Reprenant exactement les 3 mêmes critères d’application que la Cour de Justice, cette circulaire consacre que la mise à disposition d’un véhicule par un employeur luxembourgeois à un résident belge constitue, si les conditions sont remplies, un service de location de véhicule à long terme, à soumettre à la TVA belge.

La base d’imposition est constituée par la « valeur normale » : soit le loyer HTVA majoré des frais HTVA pour le véhicule pris en leasing, soit le prix d’achat HTVA divisé par 5 et majoré des frais HTVA pour le véhicule dont l’employeur est propriétaire.

A la différence de l’administration luxembourgeoise, l’administration belge a fixé un forfait général de 35% représentant la part d’utilisation professionnelle. Par application de ce forfait, le salarié ne supporte la TVA que sur la part de son utilisation privée, évaluée à 65 %. Ainsi, un employeur luxembourgeois qui peut déduire 100% de la TVA en amont relative au véhicule qu’il prend en leasing et qu’il met à disposition de son employé résident belge, calculera la valeur normale, s’il souhaite appliquer le forfait général de 35% comme suit : (Loyer HTVA + Frais HTVA) x 65%. Si l’entreprise n’a qu’un droit à déduction partiel (et non 100%), il y a lieu de tenir compte de ce prorata de déduction de la manière suivante: (Loyer HTVA + Frais HTVA) x 65% x prorata de déduction.

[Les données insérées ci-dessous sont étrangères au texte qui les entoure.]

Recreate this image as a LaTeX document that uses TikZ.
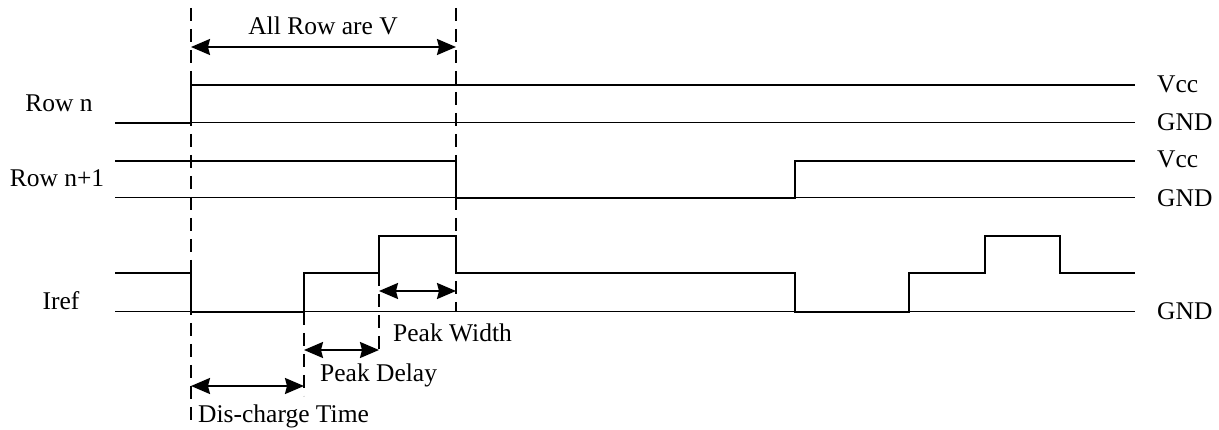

Du côté allemand, la transposition de l’arrêt n’est pas encore entièrement finalisée alors que les autorités françaises ont confirmé l’applicabilité de l’arrêt dans une lettre du ministère des Finances.   

Pour finir

*Ou la valeur contractuelle si elle est supérieure

Face à cette matière technique et pluridisciplinaire, nous vous recommandons l’approche suivante :

  • Déterminer si votre politique de mise à disposition du véhicule de société entre ou non dans le champ d’application de l’arrêt ;

  • Evaluer l’impact financier : estimer pays par pays le montant de TVA qui serait dû et le cas échant constituer des provisions ;

  • Prendre les décisions et actions nécessaires en matière de TVA (calculs, déclarations, etc.) ;

  • Tenir compte des impacts au niveau de la paie et les mettre en œuvre pour les salariés concernés.